Li Zhiling, a division chief at the regulator's department of public offering supervision, was dismissed after her spouse was found to have illegally traded shares, the China Securities Regulatory Commission (CSRC) announced yesterday.
She was handed over to police to be investigated for abuse of power, it added.
The detention of Li, whose division approves refinancing deals by mainland-listed firms, happened as the CSRC struggled to maintain market stability, launching a series of campaigns to avoid a roller-coast ride that could trigger public chaos as retail investors piled up losses.
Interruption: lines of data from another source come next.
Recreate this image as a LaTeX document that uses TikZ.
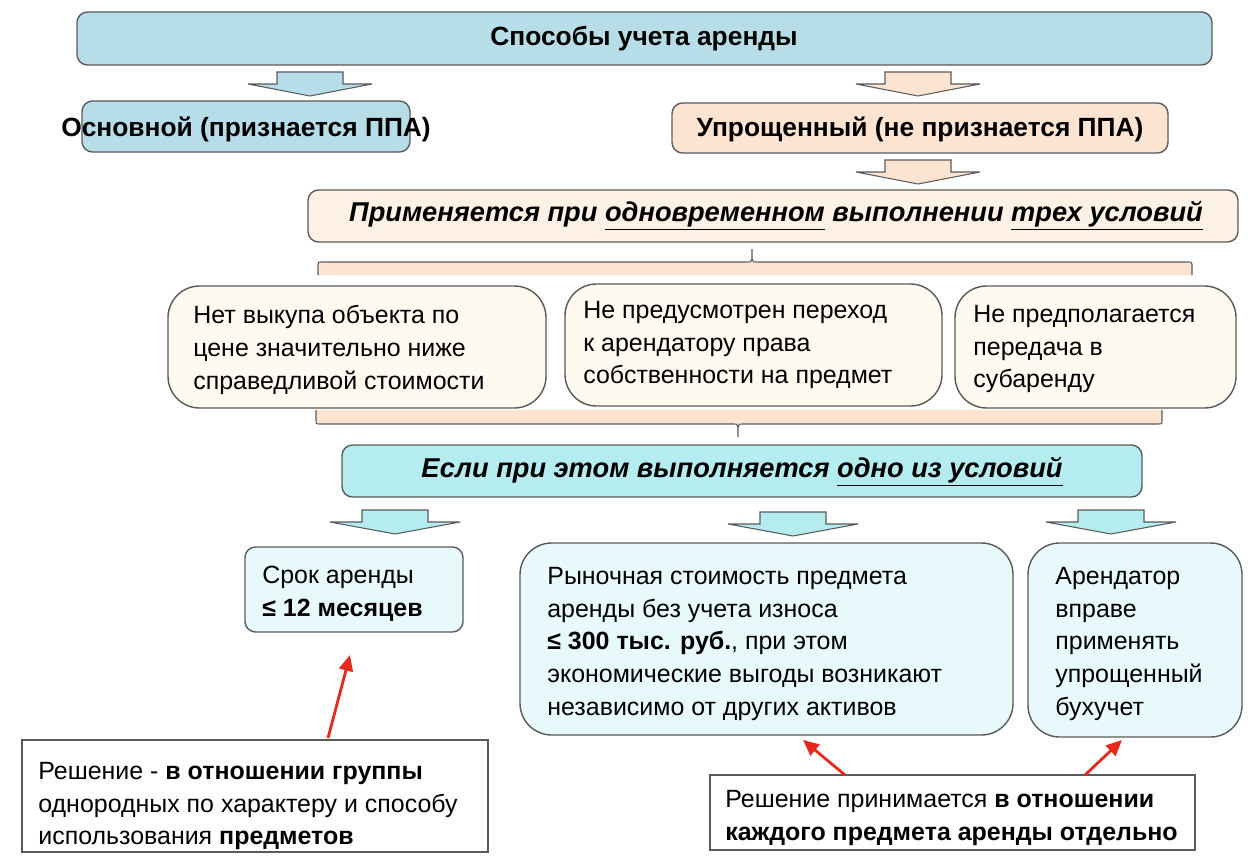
\documentclass[tikz,border=0pt]{standalone}
\usepackage{fontspec}
\setmainfont{Liberation Sans}
\usetikzlibrary{arrows.meta}
\definecolor{cblue}{RGB}{183,222,232}
\definecolor{cpeach}{RGB}{252,228,208}
\definecolor{clpeach}{RGB}{253,240,228}
\definecolor{ccream}{RGB}{255,250,240}
\definecolor{cteal}{RGB}{180,236,240}
\definecolor{clteal}{RGB}{232,249,251}
\definecolor{cline}{RGB}{90,90,90}
\definecolor{cred}{RGB}{230,40,30}
\begin{document}
\begin{tikzpicture}[x=0.02cm,y=-0.02cm,
 bx/.style={draw=cline,line width=0.8pt,rounded corners=6pt},
 big/.style={draw=cline,line width=0.8pt,rounded corners=18pt},
 tx/.style={font=\fontsize{14.2}{18.6}\selectfont,align=left,anchor=north west,inner sep=0pt},
 ttl/.style={font=\fontsize{15}{20}\selectfont\bfseries,inner sep=0pt},
 rarr/.style={draw=cred,line width=1.6pt,-{Triangle[length=9pt,width=8pt]}}]
\useasboundingbox (0,0) rectangle (1260,855);
\newcommand{\flarr}[4]{% cx, ytop, halfwidth, fill
 \filldraw[draw=cline,line width=0.6pt,fill=#4] (#1-33,#2) -- (#1+33,#2) -- (#1+33,#2+12) -- (#1+#3,#2+12) -- (#1,#2+24) -- (#1-#3,#2+12) -- (#1-33,#2+12) -- cycle;}
\draw[bx,fill=cblue] (77,12) rectangle (1212,65);
\node[ttl] (t) at (644,39) {Способы учета аренды};
\flarr{310}{72}{62}{cblue}
\flarr{918}{72}{62}{cpeach}
\draw[bx,fill=cblue] (82,101) rectangle (410,152);
\node[ttl] (a) at (246,129) {Основной (признается ППА)};
\draw[bx,fill=cpeach] (672,103) rectangle (1168,153);
\node[ttl] (b) at (920,129) {Упрощенный (не признается ППА)};
\flarr{918}{160}{62}{cpeach}
\draw[bx,fill=clpeach] (308,190) rectangle (1238,242);
\node[ttl,font=\fontsize{15.5}{20}\selectfont\bfseries\itshape] (c) at (776,216) {Применяется при \underline{одновременном} выполнении \underline{трех условий}};
\filldraw[draw=cline,line width=0.6pt,fill=cpeach] (318,275) -- (318,265) .. controls (318,262) .. (322,262) -- (748,262) .. controls (752,262) .. (752,249) .. controls (752,262) .. (756,262) -- (1188,262) .. controls (1192,262) .. (1192,265) -- (1192,275);
\draw[big,fill=ccream] (168,286) rectangle (546,408);
\draw[big,fill=ccream] (565,284) rectangle (942,406);
\draw[big,fill=ccream] (955,286) rectangle (1236,408);
\node[tx] (p1) at (193,305) {Нет выкупа объекта по\\цене значительно ниже\\справедливой стоимости};
\node[tx] (p2) at (583,301) {Не предусмотрен переход\\к арендатору права\\собственности на предмет};
\node[tx] (p3) at (973,305) {Не предполагается\\передача в\\субаренду};
\filldraw[draw=cline,line width=0.6pt,fill=cpeach] (316,410) -- (316,420) .. controls (316,424) .. (320,424) -- (734,424) .. controls (738,424) .. (738,437) .. controls (738,424) .. (742,424) -- (1158,424) .. controls (1162,424) .. (1162,420) -- (1162,410);
\draw[bx,fill=cteal] (342,445) rectangle (1142,497);
\node[ttl,font=\fontsize{15.5}{20}\selectfont\bfseries\itshape] (d) at (742,472) {Если при этом выполняется \underline{одно из условий}};
\flarr{395}{510}{65}{cteal}
\flarr{793}{512}{65}{cteal}
\flarr{1111}{510}{65}{cteal}
\draw[bx,fill=clteal] (245,547) rectangle (463,632);
\node[tx] (e1) at (262,566) {Срок аренды\\\textbf{≤ 12 месяцев}};
\draw[big,fill=clteal] (520,543) rectangle (1013,735);
\node[tx] (e2) at (547,567) {Рыночная стоимость предмета\\аренды без учета износа\\\textbf{≤ 300 тыс. руб.}, при этом\\экономические выгоды возникают\\независимо от других активов};
\draw[big,fill=clteal] (1028,543) rectangle (1242,737);
\node[tx] (e3) at (1055,567) {Арендатор\\вправе\\применять\\упрощенный\\бухучет};
\draw[draw=cline,line width=0.6pt,fill=white] (22,740) rectangle (488,852);
\node[tx] (r1) at (38,762) {Решение - \textbf{в отношении группы}\\однородных по характеру и способу\\использования \textbf{предметов}};
\draw[draw=cline,line width=0.6pt,fill=white] (710,775) rectangle (1195,850);
\node[tx] (r2) at (725,790) {Решение принимается \textbf{в отношении}\\\textbf{каждого предмета аренды отдельно}};
\coordinate (s1) at (328,738);
\coordinate (e1t) at (350,655);
\coordinate (s2) at (845,775);
\coordinate (e2t) at (803,740);
\coordinate (s3) at (1085,775);
\coordinate (e3t) at (1122,740);
\draw[rarr] (s1) -- (e1t);
\draw[rarr] (s2) -- (e2t);
\draw[rarr] (s3) -- (e3t);
\end{tikzpicture}
\end{document}
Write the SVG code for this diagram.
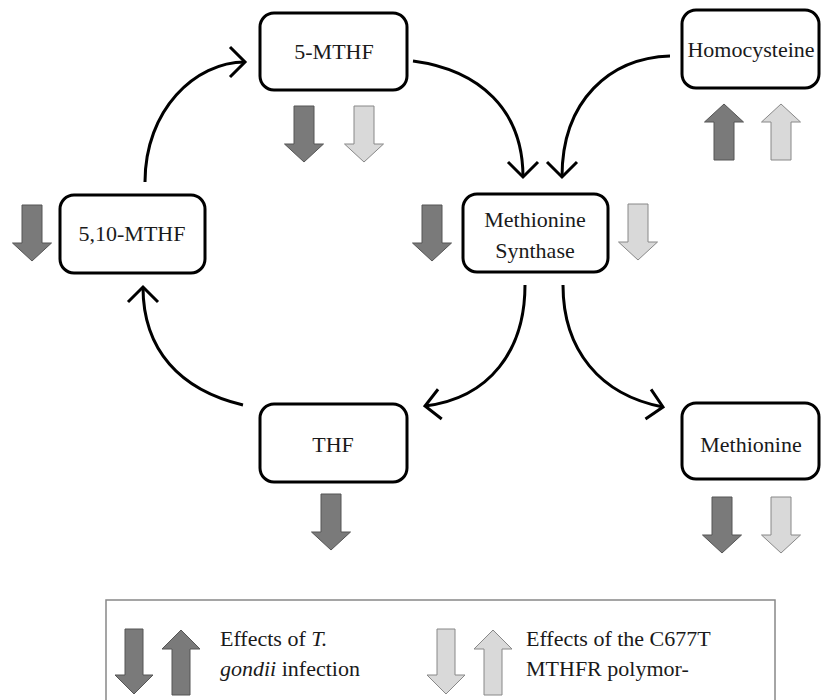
<svg xmlns="http://www.w3.org/2000/svg" width="821" height="700" viewBox="0 0 821 700">
<style>
.node rect{fill:#fff;stroke:#000;stroke-width:3}
text{font-family:"Liberation Serif","DejaVu Serif",serif;font-size:22px;fill:#1a1a1a}
.node text{text-anchor:middle}
.conn path{fill:none;stroke:#000;stroke-width:3}
.dark{fill:#7a7a7a;stroke:#555;stroke-width:1}
.light{fill:#d9d9d9;stroke:#888;stroke-width:1}
</style>
<defs>
<marker id="chev" markerUnits="userSpaceOnUse" markerWidth="40" markerHeight="40" viewBox="-20 -20 40 40" refX="0" refY="0" orient="auto" overflow="visible">
<path d="M-15,-15 L0,0 L-15,15" fill="none" stroke="#000" stroke-width="3"/>
</marker>
<path id="down" d="M-10,0 H10 V38 H19.5 L0,56 L-19.5,38 H-10 Z"/>
<path id="up" d="M-10,56 H10 V18 H19.5 L0,0 L-19.5,18 H-10 Z"/>
<path id="ldown" d="M-9,0 H9 V46 H19 L0,65 L-19,46 H-9 Z"/>
<path id="lup" d="M-9,65 H9 V19 H19 L0,0 L-19,19 H-9 Z"/>
</defs>
<rect width="821" height="700" fill="#fff"/>

<g id="connectors" class="conn">
<path d="M145,182 C145,110 195,62 245,62" marker-end="url(#chev)"/>
<path d="M243,405 C180,390 143,350 143,287" marker-end="url(#chev)"/>
<path d="M413,61 C480,70 523,110 523,177" marker-end="url(#chev)"/>
<path d="M670,56 C610,58 562,100 562,177" marker-end="url(#chev)"/>
<path d="M525,285 C525,350 490,398 425,406" marker-end="url(#chev)"/>
<path d="M563,285 C563,350 600,395 663,407" marker-end="url(#chev)"/>
</g>

<g id="n-5mthf" class="node">
<rect x="260" y="13" width="147" height="77" rx="14"/>
<text x="334" y="59">5-MTHF</text>
<use href="#down" x="304" y="106" class="dark"/>
<use href="#down" x="364" y="106" class="light"/>
</g>

<g id="n-homocysteine" class="node">
<rect x="682" y="10" width="137" height="78" rx="14"/>
<text x="751" y="57">Homocysteine</text>
<use href="#up" x="724" y="104" class="dark"/>
<use href="#up" x="781" y="104" class="light"/>
</g>

<g id="n-510mthf" class="node">
<rect x="60" y="195" width="145" height="78" rx="14"/>
<text x="132" y="241">5,10-MTHF</text>
<use href="#down" x="32" y="205" class="dark"/>
</g>

<g id="n-ms" class="node">
<rect x="463" y="194" width="145" height="78" rx="14"/>
<text x="535" y="227">Methionine</text>
<text x="535" y="258">Synthase</text>
<use href="#down" x="432" y="205" class="dark"/>
<use href="#down" x="638" y="204" class="light"/>
</g>

<g id="n-thf" class="node">
<rect x="260" y="404" width="147" height="78" rx="14"/>
<text x="333" y="452">THF</text>
<use href="#down" x="331" y="494" class="dark"/>
</g>

<g id="n-methionine" class="node">
<rect x="682" y="403" width="137" height="76" rx="14"/>
<text x="751" y="452">Methionine</text>
<use href="#down" x="722" y="497" class="dark"/>
<use href="#down" x="781" y="497" class="light"/>
</g>

<g id="legend">
<rect x="106" y="600" width="669" height="110" fill="#fff" stroke="#888" stroke-width="1.5"/>
<use href="#ldown" x="134" y="629" class="dark"/>
<use href="#lup" x="181" y="630" class="dark"/>
<text x="220" y="646">Effects of <tspan font-style="italic">T.</tspan></text>
<text x="220" y="676"><tspan font-style="italic">gondii</tspan> infection</text>
<use href="#ldown" x="446" y="629" class="light"/>
<use href="#lup" x="493" y="630" class="light"/>
<text x="526" y="646">Effects of the C677T</text>
<text x="526" y="676">MTHFR polymor-</text>
</g>
</svg>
The regulator didn't disclose details of alleged stock trading by Li's husband.
On the mainland, disciplinary rules stipulate that spouses of regulatory officials are barred from buying and selling shares.
Those who commit duty crimes including accepting bribes face imprisonment.
But the statement didn't specify the alleged wrongdoings Li had committed.
A source close to the CSRC said Li's division was regarded as a powerful unit in the CSRC because companies seeking share placements could not raise fresh capital unless they secure a go-ahead from the office.
It remained to be seen whether other CSRC officials would be involved, the source said.
Li is the second CSRC official to be charged in seven months for legal infringements and disciplinary violations.
In December, Li Liang, chief of the regulator's investor protection bureau, was taken away by the Communist Party's anti-graft body, the Central Commission for Discipline Inspection.
CSRC chairman Xiao Gang will now focus on market irregularities, rather than deepen reforms of the securities sector amid a highly volatile A-share market, two fund managers said.
The Shanghai Composite Index, which had been on a bull run since September, dropped 13.3 per cent between Monday and Friday, the biggest weekly decline among the world's major equity indicators since the global finan cial crisis.
In China, the burst of a stock market bubble is regarded by the government as a risk for social unrest as millions of retail investors are retired workers who risk losing years of savings, and might take to the streets to protest against the regulator's failure to safeguard their interests.
"It's a do-or-die moment for all investors," said Dong Jun, a Shanghai-based hedge fund manager. "If retail investors become skittish now, panic selling will continue next week."
Three journalists at state-owned news outlets said they were told not to use "poignant" comments about the market performance in their articles.